Face à cette perspective, Wall Street a fini en recul après la publication du rapport de l’inflation - l’indice S&P 500 a cédé -1,37% et l’indice NASDAQ a lâché -1,80% - avant de reprendre en partie ses esprits par la suite. Sur le marché obligataire, les rendements des bons du Trésor US ont augmenté sur l’ensemble de la courbe des taux. Le rendement du bon du Trésor US à 2 ans s'est inscrit en hausse de 0,18% à 4,66%, tandis que le rendement du bon du Trésor US à 10 ans a augmenté de 0,13% pour atteindre 4,32%, son plus haut niveau depuis fin novembre dernier. Une baisse de taux de la Fed en mars a été largement écartée, les marchés ne lui assignant plus qu’une probabilité d’environ 10% seulement. Sur le marché des changes, le billet vert en a profité pour se rapprocher du niveau de 1,07 contre l’euro.

Qu’est-ce que cela signifie pour les investisseurs ?

Les coûts du logement, qui ont augmenté de +0,6% en ce début d’année, ont surpris la plupart des observateurs. Bien qu’ayant légèrement ralenti leur hausse à +6% sur un an en janvier contre une augmentation de +6,2% sur un an en décembre, ils ont contribué à hauteur d’environ 70% à la hausse annuelle de l’inflation sous-jacente et restent à ce titre une composante clé à surveiller.

Cependant, le dernier rapport sur l’inflation a aussi montré que la demande reste soutenue et a surtout mis en évidence l’augmentation sensible des prix des services. L'inflation "supercore", qui exclut les coûts du logement des prix des services de base et qui est suivie de près par la Fed, a enregistré une hausse mensuelle de +0,8%, soit sa plus forte progression depuis avril 2022. Sur un an, elle s’est inscrite en hausse de 4,3% après avoir évolué plusieurs mois sous le niveau de 4%. Ce coup d’arrêt à la désinflation dans le secteur des services devrait contribuer à entretenir les risques d'une inflation persistante dans l'esprit de la Fed.

La banque centrale américaine aura sans doute besoin d’analyser davantage de données pour décider du calendrier des futures baisses de taux d’intérêt. Elle tiendra également compte des chiffres de l'indice des prix à la consommation des ménages (Core PCE), son indicateur d'inflation préféré, qui devrait afficher une hausse moins importante que l’inflation (CPI) lorsqu'ils paraîtront plus tard dans le mois (29 février).

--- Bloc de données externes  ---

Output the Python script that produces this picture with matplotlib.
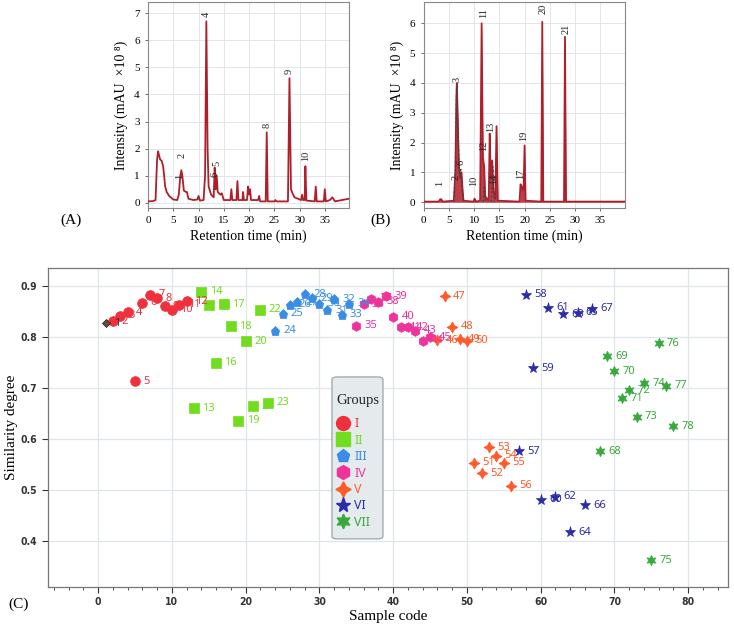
import numpy as np
import matplotlib
matplotlib.use("Agg")
import matplotlib.pyplot as plt
from matplotlib.lines import Line2D
from matplotlib.patches import FancyBboxPatch

SERIF = ['Liberation Serif', 'DejaVu Serif']
SANS = ['Noto Sans', 'DejaVu Sans']

# ---- chromatogram (A): retention time (min) / intensity (x10^8)
a_time = [0.0, 1.0, 1.5, 1.8, 2.0, 2.2, 2.4, 2.7, 3.0, 3.2, 3.4, 3.7, 4.2, 5.0, 5.8, 6.1, 6.4, 6.6, 6.8,
          7.1, 7.5, 7.7, 8.0, 9.0, 9.8, 10.0, 10.3, 11.0, 11.3, 11.55, 11.8, 12.0, 12.5, 13.0, 13.2, 13.4,
          13.6, 13.8, 14.3, 14.6, 15.0, 16.3, 16.5, 16.7, 17.5, 17.7, 17.9, 18.7, 18.8, 19.0, 19.6, 19.8,
          20.0, 20.2, 20.4, 21.8, 22.0, 22.2, 23.3, 23.5, 23.7, 25.0, 25.2, 25.4, 27.7, 28.0, 28.3, 28.6,
          29.0, 30.3, 30.5, 30.7, 31.0, 31.15, 31.35, 33.0, 33.2, 33.4, 34.8, 35.0, 35.2, 36.0, 36.5,
          37.0, 39.8]
a_int = [0.05, 0.06, 0.1, 1.6, 1.9, 1.75, 1.6, 1.55, 1.35, 1.0, 0.6, 0.4, 0.25, 0.12, 0.1, 0.3, 1.0, 1.2, 1.0,
         0.45, 0.4, 0.4, 0.15, 0.1, 0.12, 0.25, 0.08, 0.1, 1.0, 6.7, 2.0, 0.6, 0.3, 0.2, 1.3, 0.5,
         1.0, 0.4, 0.3, 0.35, 0.1, 0.1, 0.5, 0.1, 0.1, 0.8, 0.1, 0.1, 0.4, 0.1, 0.1, 0.6,
         0.3, 0.5, 0.1, 0.1, 0.25, 0.05, 0.05, 2.6, 0.05, 0.05, 0.1, 0.05, 0.05, 4.6, 0.5, 0.35,
         0.2, 0.1, 0.3, 0.1, 0.1, 1.35, 0.08, 0.05, 0.6, 0.05, 0.05, 0.5, 0.05, 0.1, 0.2,
         0.05, 0.15]
a_peak_labels = ['1', '2', '4', '5', '6', '8', '9', '10']
a_peak_time = [6.2, 6.7, 11.6, 13.6, 13.3, 23.6, 27.9, 31.2]
a_peak_y = [0.98, 1.75, 6.95, 1.45, 1.05, 2.85, 4.85, 1.72]

# ---- chromatogram (B)
b_time = [0.0, 3.0, 3.3, 3.5, 3.8, 6.0, 6.3, 6.5, 6.6, 6.75, 7.0, 7.3, 7.5, 7.7, 7.9, 9.9, 10.1, 10.4,
          11.2, 11.5, 11.75, 12.0, 12.2, 12.9, 13.1, 13.3, 13.6, 13.8, 14.2, 14.45, 14.7, 19.0, 19.2,
          19.5, 19.8, 20.0, 20.2, 23.3, 23.5, 23.7, 27.8, 28.0, 28.2, 39.8]
b_int = [0.02, 0.02, 0.1, 0.1, 0.02, 0.05, 1.0, 3.5, 4.0, 3.0, 1.2, 0.8, 1.0, 0.5, 0.05, 0.02, 0.12, 0.02,
         0.05, 6.0, 1.5, 1.2, 0.2, 0.05, 2.3, 0.8, 1.4, 0.4, 0.1, 2.55, 0.05, 0.02, 0.6,
         0.5, 0.4, 1.9, 0.05, 0.02, 6.05, 0.02, 0.02, 5.55, 0.02, 0.02]
b_dash_time = [6.0, 6.3, 6.55, 6.8, 7.1, 7.4, 7.7, 8.0, np.nan, 11.8, 12.0, 12.3, np.nan, 13.4, 13.7, 14.0]
b_dash_int = [0.0, 1.0, 3.9, 2.5, 0.9, 1.1, 0.3, 0.0, np.nan, 0.0, 0.5, 0.0, np.nan, 0.0, 1.2, 0.0]
b_peak_labels = ['1', '2', '3', '6', '10', '11', '12', '13', '14', '17', '19', '20', '21']
b_peak_time = [3.2, 6.4, 6.6, 7.5, 10.0, 11.8, 11.9, 13.3, 13.8, 19.3, 19.9, 23.6, 28.2]
b_peak_y = [0.64, 0.83, 4.13, 1.33, 0.72, 6.35, 1.9, 2.53, 0.77, 0.94, 2.23, 6.5, 5.8]

# ---- similarity (C)
groups = ['I', 'II', 'III', 'IV', 'V', 'VI', 'VII']
group_first = [1, 13, 24, 35, 46, 57, 68]
sim_I = [0.827, 0.831, 0.841, 0.848, 0.713, 0.867, 0.883, 0.876, 0.860, 0.853, 0.863, 0.870]
sim_II = [0.660, 0.888, 0.863, 0.749, 0.864, 0.821, 0.636, 0.791, 0.664, 0.853, 0.671]
sim_III = [0.812, 0.845, 0.863, 0.868, 0.884, 0.876, 0.865, 0.852, 0.874, 0.843, 0.865]
sim_IV = [0.822, 0.864, 0.875, 0.869, 0.880, 0.839, 0.819, 0.819, 0.812, 0.792, 0.799]
sim_V = [0.793, 0.880, 0.820, 0.795, 0.792, 0.553, 0.533, 0.584, 0.567, 0.553, 0.508]
sim_VI = [0.576, 0.883, 0.738, 0.481, 0.857, 0.487, 0.844, 0.417, 0.847, 0.470, 0.855]
sim_VII = [0.576, 0.762, 0.733, 0.680, 0.695, 0.643, 0.709, 0.362, 0.787, 0.704, 0.625]
group_sims = [sim_I, sim_II, sim_III, sim_IV, sim_V, sim_VI, sim_VII]

colors = ['#f0303c', '#72dc1e', '#3a8de4', '#ee339a', '#ff5a2a', '#2c2cab', '#37a93a']
markers = ['o', 's', 'p', 'h', (4, 1, 0), '*', (6, 1, 0)]
msizes = [7, 6.5, 6.5, 7, 8, 8, 7.5]

fig = plt.figure(figsize=(7.34, 6.27), dpi=100)


def chromatogram(rect, t, y, ylim, yticks, labels, lt, ly, dash=None):
    ax = fig.add_axes(rect)
    ax.plot(t, y, color='#b01e2a', lw=1.3, zorder=3)
    if dash is not None:
        ax.fill_between(t, y, 0, color='#b01e2a', alpha=0.85, lw=0, zorder=2)
        ax.plot(dash[0], dash[1], color='#444444', lw=0.9, ls=(0, (2, 1.5)), zorder=4)
    for lab, x, yy in zip(labels, lt, ly):
        ax.text(x, yy, lab, rotation=90, ha='center', va='center', fontsize=7.5,
                family=SERIF, color='#222222', zorder=5)
    ax.set_xlim(0, 39.8)
    ax.set_ylim(*ylim)
    ax.set_xticks(range(0, 40, 5))
    ax.set_yticks(yticks)
    ax.grid(True, color='#e2e6e8', lw=0.7)
    ax.set_axisbelow(True)
    for s in ax.spines.values():
        s.set_color('#888888')
        s.set_linewidth(0.8)
    ax.tick_params(labelsize=8, length=2.5, width=0.6, color='#555555')
    for lbl in ax.get_xticklabels() + ax.get_yticklabels():
        lbl.set_family(SERIF)
    ax.set_xlabel('Retention time (min)', family=SERIF, fontsize=10, labelpad=3)
    ax.set_ylabel('Intensity (mAU  \u00d710 \u2078)', family=SERIF, fontsize=10, labelpad=4)
    return ax


axA = chromatogram([0.2016, 0.668, 0.274, 0.329], a_time, a_int, (-0.2, 7.42), range(0, 8),
                   a_peak_labels, a_peak_time, a_peak_y)
axB = chromatogram([0.577, 0.668, 0.274, 0.329], b_time, b_int, (-0.2, 6.72), range(0, 7),
                   b_peak_labels, b_peak_time, b_peak_y, dash=(b_dash_time, b_dash_int))

fig.text(0.082, 0.66, '(A)', family=SERIF, fontsize=11, va='top')
fig.text(0.505, 0.66, '(B)', family=SERIF, fontsize=11, va='top')
fig.text(0.012, 0.036, '(C)', family=SERIF, fontsize=11, va='center')

# ---- panel C
axC = fig.add_axes([0.0654, 0.064, 0.9264, 0.5086])
for gi, sims in enumerate(group_sims):
    codes = list(range(group_first[gi], group_first[gi] + len(sims)))
    for code, s in zip(codes, sims):
        if code == 1:
            axC.plot(code, s, marker='D', ms=4.5, color='#6e4a3a', mec='#3a2a20', mew=0.6, zorder=4)
            lc = '#333333'
        else:
            axC.plot(code, s, marker=markers[gi], ms=msizes[gi], color=colors[gi],
                     mec=colors[gi], mew=0.5, ls='none', zorder=3)
            lc = colors[gi]
        axC.annotate(str(code), (code, s), xytext=(6, 0), textcoords='offset points',
                     ha='left', va='center', fontsize=8, color=lc, family=SANS, zorder=5)

axC.set_xlim(-6.8, 85.4)
axC.set_ylim(0.31, 0.935)
axC.set_xticks(range(0, 90, 10))
axC.set_xticks(range(-6, 86, 2), minor=True)
axC.set_yticks([0.4, 0.5, 0.6, 0.7, 0.8, 0.9])
axC.set_yticklabels(['0.4', '0.5', '0.6', '0.7', '0.8', '0.9'])
axC.grid(True, which='major', color='#dfe5e8', lw=0.9)
axC.set_axisbelow(True)
for s in axC.spines.values():
    s.set_color('#777777')
    s.set_linewidth(0.9)
axC.tick_params(which='major', length=4, width=0.8, labelsize=7.5, color='#333333')
axC.tick_params(which='minor', length=2.5, width=0.6, color='#333333')
for lbl in axC.get_xticklabels() + axC.get_yticklabels():
    lbl.set_family(['DejaVu Sans'])
    lbl.set_fontstretch('condensed')
    lbl.set_fontweight('bold')
    lbl.set_color('#333333')
axC.set_xlabel('Sample code', family=SERIF, fontsize=11, labelpad=2)
axC.set_ylabel('Similarity degree', family=SERIF, fontsize=11, labelpad=2)

# legend box drawn separately, title and entries placed inside it
box = FancyBboxPatch((0.4176, 0.1505), 0.075, 0.5078, transform=axC.transAxes,
                     boxstyle='round,pad=0,rounding_size=0.008', facecolor='#e5eaec',
                     edgecolor='#9aa4a8', lw=0.9, zorder=6)
axC.add_patch(box)
axC.text(0.4551, 0.583, 'Groups', transform=axC.transAxes, ha='center', va='center',
         family=SERIF, fontsize=10.5, color='#222222', zorder=7)
handles = [Line2D([], [], marker=markers[i], ms=msizes[i] + 3, color=colors[i], mec=colors[i],
                  ls='none') for i in range(len(groups))]
leg = axC.legend(handles, groups, loc='upper left', bbox_to_anchor=(0.4176, 0.545),
                 frameon=False, handlelength=1.0, handletextpad=0.45, labelspacing=0.27,
                 borderpad=0.35, borderaxespad=0, prop={'family': SANS, 'size': 9})
leg.set_zorder(7)
for txt, c in zip(leg.get_texts(), colors):
    txt.set_color(c)

fig.savefig('out.png', dpi=100)
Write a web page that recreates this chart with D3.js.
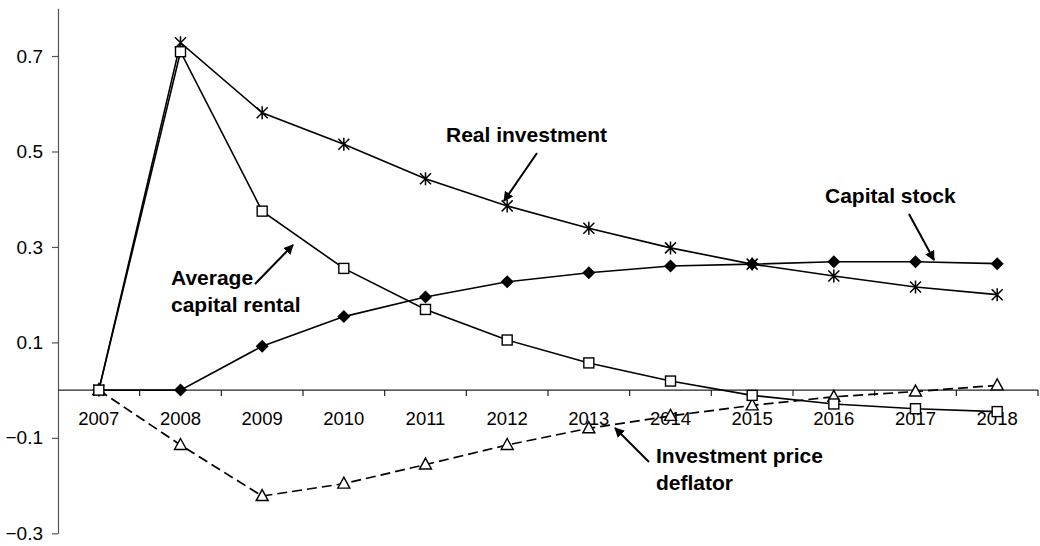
<!DOCTYPE html>
<html>
<head>
<meta charset="utf-8">
<script src="https://cdn.jsdelivr.net/npm/d3@7"></script>
<style>
  html, body { margin: 0; padding: 0; background: #fff; }
  svg { display: block; font-family: "Liberation Sans", Arial, sans-serif; }
</style>
</head>
<body>
<svg id="chart" width="1040" height="546"></svg>
<script>
const years = ["2007","2008","2009","2010","2011","2012","2013","2014","2015","2016","2017","2018"];
const capitalStock = [0, 0, 0.092, 0.154, 0.195, 0.227, 0.246, 0.260, 0.264, 0.269, 0.269, 0.265];
const realInvestment = [0, 0.728, 0.581, 0.515, 0.443, 0.386, 0.339, 0.298, 0.264, 0.239, 0.216, 0.200];
const avgCapitalRental = [0, 0.709, 0.375, 0.255, 0.169, 0.105, 0.057, 0.019, -0.011, -0.029, -0.039, -0.045];
const investmentDeflator = [0, -0.115, -0.222, -0.196, -0.156, -0.115, -0.080, -0.054, -0.032, -0.014, -0.003, 0.010];
const yTicks = [-0.3, -0.1, 0.1, 0.3, 0.5, 0.7];
const yDomain = [-0.3, 0.8];

const svg = d3.select("#chart");
const mLeft = 58, mRight = 1038, mTop = 8.3, mBottom = 533.3;

const x = d3.scaleBand().domain(years).range([mLeft, mRight]).paddingInner(0).paddingOuter(0);
const cx = d => x(d) + x.bandwidth() / 2;
const y = d3.scaleLinear().domain(yDomain).range([mBottom, mTop]);

// Y axis
const yAxis = svg.append("g")
  .attr("transform", `translate(${mLeft},0)`)
  .call(d3.axisLeft(y).tickValues(yTicks).tickSize(6).tickSizeOuter(0).tickFormat(d3.format(".1f")));
yAxis.select(".domain").attr("stroke", "#555").attr("stroke-width", 1.2);
yAxis.selectAll(".tick line").attr("stroke", "#555").attr("stroke-width", 1.2);
yAxis.selectAll(".tick text").attr("font-size", 19).attr("font-family", "Liberation Sans, Arial, sans-serif")
  .attr("fill", "#000").attr("x", -15);

// X axis at zero
const y0 = y(0);
const xg = svg.append("g");
xg.append("line").attr("x1", mLeft).attr("x2", mRight).attr("y1", y0).attr("y2", y0)
  .attr("stroke", "#222").attr("stroke-width", 1.3);
const boundaries = years.map(d => x(d)).concat([x(years[years.length - 1]) + x.bandwidth()]);
xg.selectAll("line.tk").data(boundaries.slice(1)).join("line").attr("class", "tk")
  .attr("x1", d => d).attr("x2", d => d).attr("y1", y0).attr("y2", y0 + 6)
  .attr("stroke", "#222").attr("stroke-width", 1.2);
xg.selectAll("text").data(years).join("text")
  .attr("x", d => cx(d)).attr("y", y0 + 34.5)
  .attr("text-anchor", "middle").attr("font-size", 18.5).attr("fill", "#000")
  .text(d => d);

const line = d3.line().x((d, i) => cx(years[i])).y(d => y(d));

// Lines
svg.append("path").datum(investmentDeflator).attr("d", line)
  .attr("fill", "none").attr("stroke", "#000").attr("stroke-width", 1.7).attr("stroke-dasharray", "10,5");
svg.append("path").datum(capitalStock).attr("d", line)
  .attr("fill", "none").attr("stroke", "#000").attr("stroke-width", 1.6);
svg.append("path").datum(avgCapitalRental).attr("d", line)
  .attr("fill", "none").attr("stroke", "#000").attr("stroke-width", 1.6);
svg.append("path").datum(realInvestment).attr("d", line)
  .attr("fill", "none").attr("stroke", "#000").attr("stroke-width", 1.6);

// Markers
svg.append("g").selectAll("path").data(investmentDeflator).join("path")
  .attr("transform", (d, i) => `translate(${cx(years[i])},${y(d)})`)
  .attr("d", "M0,-6.5 L6,4.5 L-6,4.5 Z")
  .attr("fill", "#fff").attr("stroke", "#000").attr("stroke-width", 1.4);
svg.append("g").selectAll("path").data(capitalStock).join("path")
  .attr("transform", (d, i) => `translate(${cx(years[i])},${y(d)})`)
  .attr("d", "M0,-6.5 L6.5,0 L0,6.5 L-6.5,0 Z")
  .attr("fill", "#000");
svg.append("g").selectAll("path").data(realInvestment).join("path")
  .attr("transform", (d, i) => `translate(${cx(years[i])},${y(d)})`)
  .attr("d", "M0,-6.5 L0,6.5 M-5.5,-5.5 L5.5,5.5 M-5.5,5.5 L5.5,-5.5")
  .attr("fill", "none").attr("stroke", "#000").attr("stroke-width", 1.5);
svg.append("g").selectAll("rect").data(avgCapitalRental).join("rect")
  .attr("x", (d, i) => cx(years[i]) - 5).attr("y", d => y(d) - 5)
  .attr("width", 10).attr("height", 10)
  .attr("fill", "#fff").attr("stroke", "#000").attr("stroke-width", 1.4);

// Annotations
const defs = svg.append("defs");
defs.append("marker").attr("id", "arrow").attr("viewBox", "0 0 10 10")
  .attr("refX", 9).attr("refY", 5).attr("markerWidth", 5).attr("markerHeight", 5)
  .attr("markerUnits", "strokeWidth").attr("orient", "auto")
  .append("path").attr("d", "M0,0 L10,5 L0,10 Z").attr("fill", "#000");

const annotations = [
  { lines: ["Real investment"], x: 446, y: 142, ax1: 537, ay1: 153, ax2: 504, ay2: 201 },
  { lines: ["Capital stock"], x: 825, y: 203, ax1: 909, ay1: 214, ax2: 934, ay2: 260 },
  { lines: ["Average", "capital rental"], x: 171, y: 285, ax1: 255, ay1: 284, ax2: 293, ay2: 245 },
  { lines: ["Investment price", "deflator"], x: 656, y: 463, ax1: 649, ay1: 462, ax2: 615, ay2: 428 }
];
const ann = svg.append("g");
annotations.forEach(a => {
  const t = ann.append("text").attr("x", a.x).attr("y", a.y)
    .attr("font-size", 21).attr("font-weight", "bold").attr("fill", "#000");
  a.lines.forEach((l, i) => t.append("tspan").attr("x", a.x).attr("dy", i === 0 ? 0 : 27).text(l));
  ann.append("line").attr("x1", a.ax1).attr("y1", a.ay1).attr("x2", a.ax2).attr("y2", a.ay2)
    .attr("stroke", "#000").attr("stroke-width", 2).attr("marker-end", "url(#arrow)");
});
</script>
</body>
</html>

Quoi qu’il en soit, l'inflation reste supérieure à l'objectif de 2% et, compte tenu de la solidité du dernier rapport sur le marché de l'emploi, il est devenu plus probable que la Fed repousse sa première baisse de taux jusqu’au mois de juin, conformément à nos attentes.

Conclusion

Les chiffres récents de l'inflation et du marché de l'emploi US devraient inviter la Fed à maintenir une approche prudente dans la conduite de sa politique monétaire et à attendre une atténuation plus large des pressions inflationnistes avant d’envisager une baisse de son taux directeur. Nous restons d’avis que la première baisse de taux devrait intervenir en juin et nous anticipons actuellement 3 baisses de taux sur l’ensemble de l’année 2024. La volatilité pourrait augmenter sur les marchés financiers en l’absence de signes de modération plus forte de l’inflation et d’une meilleure visibilité sur le cycle de baisse de taux à venir de la Fed. Ce regain de volatilité pourrait offrir de nouvelles opportunités d’investissement sélectives sur les marchés.